For the regex case, {5} looks more like a quantifier than like a hash key because a hard-coded number as a hash keys is a bit unlikely, though this isn't a slam-dunk winner.

- tye        

Replies are listed 'Best First'.
Re^2: Interpolation differences between Strings and Regular Expressions (weight)
by grinder (Bishop) on Jun 13, 2007 at 06:28 UTC
    mostly just greedy parsing so it always pulls in the trailing {...} to make a hash deref

    Similarly, if the lexer in the regexp engine doesn't find a closing curly, the opening curly automatically loses its meta aspect...

    print "a{5" =~ /a{5/

    ... prints 1. This could be the source of annoying errors if you're not careful. The explanation I received was that in terms of costs and benefits, to maintain sufficient context to maintain the ability to report the error would be too much of overhead during the parse. Or something like that, I'm a little hazy on the details by now.
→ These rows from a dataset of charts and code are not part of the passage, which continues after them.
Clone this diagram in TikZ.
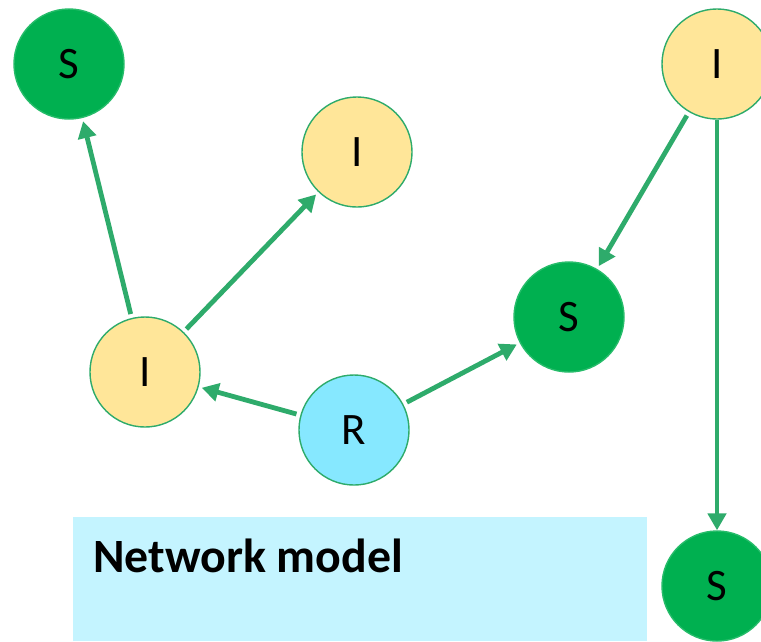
\documentclass[tikz,border=0pt]{standalone}
\usepackage{fontspec}
\setmainfont{Carlito}
\usetikzlibrary{positioning,arrows.meta}

\definecolor{linkgreen}{RGB}{46,171,107}
\definecolor{susgreen}{RGB}{0,176,80}
\definecolor{infyellow}{RGB}{255,230,153}
\definecolor{recblue}{RGB}{134,232,255}
\definecolor{boxblue}{RGB}{196,244,255}

\begin{document}
\begin{tikzpicture}[x=0.025cm, y=-0.025cm,
state/.style={circle, draw=linkgreen, line width=1pt, minimum size=2.75cm, inner sep=0pt, font=\fontsize{32}{32}\selectfont},
susceptible/.style={state, fill=susgreen, draw=susgreen!85!white},
infected/.style={state, fill=infyellow},
recovered/.style={state, fill=recblue},
link/.style={draw=linkgreen, line width=0.12cm, -{Triangle[length=0.42cm, width=0.45cm]}, shorten <=0.1cm, shorten >=0.08cm},
]
\useasboundingbox (0,0) rectangle (761,641);
\clip (0,0) rectangle (761,641);

% label box
\fill[boxblue] (73,517) rectangle (647,641);
\node[anchor=base west, inner sep=0pt, font=\fontsize{34}{34}\selectfont\bfseries](caption) at (93,572) {Network model};

% \node[type](name) at (x,y) {state}
\node[susceptible](stopleft) at (69,64) {S};
\node[infected](itopmid) at (357,152) {I};
\node[infected](itopright) at (717,64) {I};
\node[susceptible](smid) at (569,317) {S};
\node[infected](ileft) at (145,372) {I};
\node[recovered](rmid) at (354,430) {R};
\node[susceptible](sbottom) at (717,586) {S};

% \draw[link] (from) -- (to)
\draw[link] (ileft) -- (stopleft);
\draw[link] (ileft) -- (itopmid);
\draw[link] (rmid) -- (ileft);
\draw[link] (rmid) -- (smid);
\draw[link] (itopright) -- (smid);
\draw[link, shorten <=0pt, shorten >=0pt] (itopright) -- (sbottom);

\end{tikzpicture}
\end{document}
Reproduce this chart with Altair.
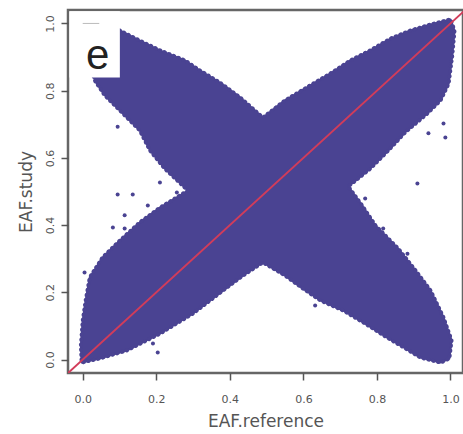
import altair as alt
import pandas as pd

# Outline of the dense EAF cloud (reference allele frequency vs study allele frequency),
# traced clockwise starting at the upper-left arm.
cloud_x = [0.025, 0.101, 0.155, 0.210, 0.278, 0.319, 0.373, 0.428, 0.490, 0.550,
           0.605, 0.673, 0.728, 0.782, 0.837, 0.891, 0.946, 1.000, 1.011, 1.005,
           0.995, 0.973, 0.937, 0.877, 0.831, 0.782, 0.722, 0.760, 0.796, 0.858,
           0.905, 0.946, 0.981, 1.003, 0.997, 0.973, 0.918, 0.864, 0.828, 0.768,
           0.708, 0.646, 0.599, 0.550, 0.490, 0.436, 0.381, 0.300, 0.210, 0.120,
           0.046, -0.003, -0.005, 0.000, 0.008, 0.019, 0.054, 0.101, 0.155, 0.210,
           0.286, 0.223, 0.183, 0.155, 0.101, 0.060, 0.033, 0.014, 0.025]
cloud_y = [1.015, 0.979, 0.949, 0.920, 0.890, 0.860, 0.824, 0.780, 0.720, 0.771,
           0.807, 0.851, 0.890, 0.920, 0.955, 0.979, 0.997, 1.012, 0.979, 0.905,
           0.821, 0.771, 0.732, 0.676, 0.622, 0.568, 0.515, 0.458, 0.399, 0.330,
           0.265, 0.205, 0.125, 0.057, 0.003, -0.009, 0.006, 0.042, 0.065, 0.107,
           0.146, 0.176, 0.211, 0.250, 0.289, 0.250, 0.205, 0.137, 0.077, 0.027,
           0.003, -0.009, 0.042, 0.116, 0.176, 0.244, 0.304, 0.354, 0.408, 0.452,
           0.503, 0.568, 0.622, 0.682, 0.741, 0.786, 0.830, 0.905, 1.015]

# Isolated variants lying outside the dense cloud
stray_x = [0.095, 0.095, 0.136, 0.114, 0.082, 0.114, 0.005, 0.191, 0.204, 0.981,
           0.986, 0.940, 0.910, 0.256, 0.210, 0.768, 0.817, 0.883, 0.632, 0.177]
stray_y = [0.693, 0.491, 0.491, 0.429, 0.393, 0.390, 0.259, 0.048, 0.021, 0.702,
           0.661, 0.673, 0.524, 0.497, 0.527, 0.479, 0.390, 0.315, 0.161, 0.458]

ticks = [0.0, 0.2, 0.4, 0.6, 0.8, 1.0]
panel_label = "e"

BLUE = "#4a4392"
RED = "#d23c5a"

xs = alt.Scale(domain=[-0.04, 1.034], nice=False, zero=False)
ys = alt.Scale(domain=[-0.04, 1.04], nice=False, zero=False)

axis_common = dict(
    values=ticks, format=".1f", grid=False, domain=False,
    tickColor="#555", tickSize=7, tickWidth=1.5,
    labelFont="DejaVu Sans", labelFontSize=11, labelColor="#555",
    titleFont="DejaVu Sans", titleFontSize=17, titleColor="#555",
    titleFontWeight="normal",
)

x_enc = alt.X("x:Q", scale=xs, axis=alt.Axis(title="EAF.reference", labelPadding=13,
                                              titlePadding=9, **axis_common))
y_enc = alt.Y("y:Q", scale=ys, axis=alt.Axis(title="EAF.study", labelAngle=270,
                                              labelAlign="center", labelBaseline="bottom",
                                              labelPadding=6, titlePadding=9,
                                              **axis_common))

cloud_df = pd.DataFrame({"x": cloud_x, "y": cloud_y, "i": list(range(len(cloud_x)))})
cloud = alt.Chart(cloud_df).mark_line(
    fill=BLUE, stroke=BLUE, strokeWidth=2, strokeJoin="round"
).encode(x=x_enc, y=y_enc, order="i:Q")

# Speckled fringe along the cloud boundary
fringe = alt.Chart(cloud_df).mark_line(
    stroke=BLUE, strokeWidth=4, strokeCap="round", strokeDash=[0.5, 4.5]
).encode(x=alt.X("x:Q", scale=xs), y=alt.Y("y:Q", scale=ys), order="i:Q")

stray_df = pd.DataFrame({"x": stray_x, "y": stray_y})
stray = alt.Chart(stray_df).mark_circle(color=BLUE, size=16, opacity=1).encode(
    x=alt.X("x:Q", scale=xs), y=alt.Y("y:Q", scale=ys))

diag_df = pd.DataFrame({"x": [-0.04, 1.04], "y": [-0.04, 1.04]})
diag = alt.Chart(diag_df).mark_line(color=RED, strokeWidth=2, clip=True).encode(
    x=alt.X("x:Q", scale=xs), y=alt.Y("y:Q", scale=ys))

# White panel-label box in the top-left corner, kept inside the frame
box_df = pd.DataFrame({"x": [-0.036], "x2": [0.101], "y": [0.839], "y2": [1.036]})
box = alt.Chart(box_df).mark_rect(color="white").encode(
    x=alt.X("x:Q", scale=xs), x2="x2", y=alt.Y("y:Q", scale=ys), y2="y2")

label_df = pd.DataFrame({"x": [0.041], "y": [0.902], "t": [panel_label]})
label = alt.Chart(label_df).mark_text(
    font="Liberation Sans", fontSize=42, color="#222", align="center", baseline="middle"
).encode(x=alt.X("x:Q", scale=xs), y=alt.Y("y:Q", scale=ys), text="t:N")

dash_df = pd.DataFrame({"x": [0.0], "x2": [0.045], "y": [1.0]})
dash = alt.Chart(dash_df).mark_rule(color="#bbb", strokeWidth=1).encode(
    x=alt.X("x:Q", scale=xs), x2="x2", y=alt.Y("y:Q", scale=ys))

chart = alt.layer(cloud, fringe, stray, diag, box, label, dash).properties(
    width=395, height=363,
    autosize=alt.AutoSizeParams(type="none"),
    padding={"left": 68, "top": 10, "right": 0, "bottom": 61},
    background="white",
).configure_view(stroke="#666", strokeWidth=2.5)

chart.save("out.html", embed_options={"renderer": "svg", "actions": False})
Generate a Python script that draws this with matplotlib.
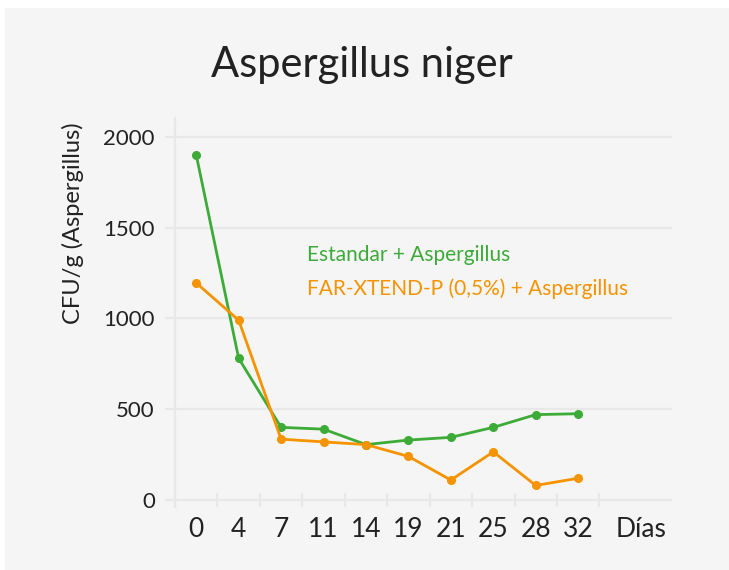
import numpy as np
import matplotlib.pyplot as plt
from matplotlib.patches import Rectangle

plt.rcParams['font.family'] = ['Lato', 'DejaVu Sans']

# Datos
dias = ['0', '4', '7', '11', '14', '19', '21', '25', '28', '32']
estandar = [1900, 780, 400, 390, 305, 330, 345, 400, 470, 475]
far_xtend = [1195, 990, 335, 320, 305, 240, 110, 265, 80, 120]

titulo = 'Aspergillus niger'
etiqueta_y = 'CFU/g (Aspergillus)'
etiqueta_x = 'Días'
serie_1 = 'Estandar + Aspergillus'
serie_2 = 'FAR-XTEND-P (0,5%) + Aspergillus'

verde = '#3dab37'
naranja = '#f59300'
gris_fondo = '#f5f5f5'
gris_linea = '#e8e8e8'
texto = '#222222'

W, H = 729, 570
fig = plt.figure(figsize=(W / 100, H / 100), dpi=100, facecolor='white')

# panel gris de fondo
fig.patches.append(Rectangle((5 / W, 0), 1 - 5 / W, (H - 8) / H,
                             transform=fig.transFigure, facecolor=gris_fondo,
                             edgecolor='none', zorder=-10))

# ejes: izquierda 175px, derecha 672px, arriba 118px, abajo 507px
ax = fig.add_axes([175 / W, (H - 507) / H, (672 - 175) / W, (507 - 118) / H])
ax.set_facecolor('none')
ax.set_zorder(1)

x = np.arange(len(dias))
ax.plot(x, estandar, color=verde, lw=2.0, marker='o', ms=5.5, zorder=3)
ax.plot(x, far_xtend, color=naranja, lw=2.0, marker='o', ms=5.5, zorder=3)

ax.set_xlim(-0.5, 11.21)
ax.set_ylim(-38.5, 2103)

# cuadricula horizontal
ax.set_yticks([0, 500, 1000, 1500, 2000])
ax.yaxis.grid(True, color=gris_linea, lw=1.6)
ax.set_axisbelow(True)
ax.tick_params(axis='y', length=7.5, width=1.6, color=gris_linea,
               labelsize=16, labelcolor=texto, pad=7)

for s in ['top', 'right', 'bottom']:
    ax.spines[s].set_visible(False)
ax.spines['left'].set_color(gris_linea)
ax.spines['left'].set_linewidth(1.6)

# eje x categorico
ax.spines['bottom'].set_position(('data', 0))
ax.set_xticks(list(x) + [10.49])
ax.set_xticklabels(dias + [etiqueta_x])
ax.set_xticks(np.arange(-0.5, len(dias)), minor=True)
ax.tick_params(axis='x', which='major', length=0, labelsize=19,
               labelcolor=texto, pad=12)
ax.tick_params(axis='x', which='minor', direction='inout', length=10,
               width=1.6, color=gris_linea)

# titulo y etiquetas
fig.text(362 / W, 1 - 76.7 / H, titulo, ha='center', va='baseline',
         fontsize=30, color=texto)
fig.text(73 / W, 1 - 223 / H, etiqueta_y, rotation=90, ha='center',
         va='center', fontsize=17, color=texto)

# leyenda como texto
fig.text(307 / W, 1 - 261 / H, serie_1, ha='left', va='baseline',
         fontsize=15, color=verde)
fig.text(307 / W, 1 - 295 / H, serie_2, ha='left', va='baseline',
         fontsize=15, color=naranja)

fig.savefig('out.png', dpi=100, facecolor=fig.get_facecolor())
    Nor can I recall having been bitten by this behaviour, so the decision as it stands was probably correct.

    • another intruder with the mooring in the heart of the Perl

      Actually, it was purely a decision to maintain some backward compatibility with earlier regex implementations that didn't treat curlies as metacharacters. In retrospect, probably a mistake, but traditional regex syntax is full of such mistakes, where rather than having a consistent backslashing rule, you have to put metacharacters where they don't make sense to match them literally, such as the infamous []x-] character class, which cannot be written in any other order, because the literal hyphen must come either first or last, and the right bracket may only come first, so the hyphen must come last.